In its report “The Next Generation of Catholic Philanthropists,” Fadica, a Catholic philanthropic network of foundations and donors, asserts that the newest large donors are interested in giving to causes and issues, rather than to institutions. Jon Hannah, assistant director of operations for the de Nicola Center for Ethics and Culture at the University of Notre Dame, observes something similar in the college students with whom he works.

“Within helping that demographic,” he said, “there is a strong desire to address food insecurity, homelessness and any creative means to break cycles of poverty.” Giving to the bishop’s annual appeal may not appeal to a generation that tends to mistrust institutions, and higher-earning philanthropists tend to look more at big-picture issues than immediate parish needs like stocking the food pantry, Mr. Hannah said. Supporting initiatives that enable woman-friendly employment policies in the church may be a sweet spot for an issues-based young Catholic donor who is motivated by social justice concerns.

“All the roles that I’m filling in can be very overwhelming,” said Ms. Hatfield of the many hats she wears in both official and unofficial capacities at work. In one sense, she finds it rewarding to put her skills and abilities to use for her church, even for less pay than they might garner in the secular world.

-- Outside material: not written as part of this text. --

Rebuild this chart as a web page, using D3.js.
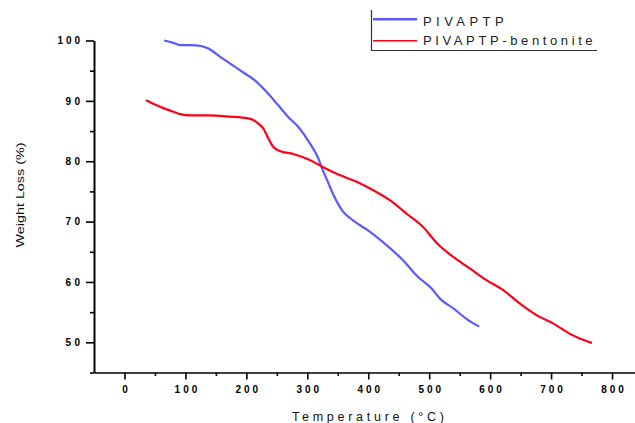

However, she sees the Catholic Extension Latin American sisters exchange as a possible way forward for Catholic philanthropy, for what she calls “different forms” of supporting the church—helping to pay church employees a just wage, or “to help us provide better benefits, or even support a position” at a parish or chancery that could offload extra responsibilities from employees like her.

The women serving soup and making cookies in the parish, who make things happen in the parish office and do the “second shift” when they get home, are lauded in many corners as examples of what St. John Paul II called, in his famous “Letter to Women,” “the genius of women.” But these examples may also be prophetic voices calling the rest of the church to something more than simply abstract admiration: We are being called to collaborative action.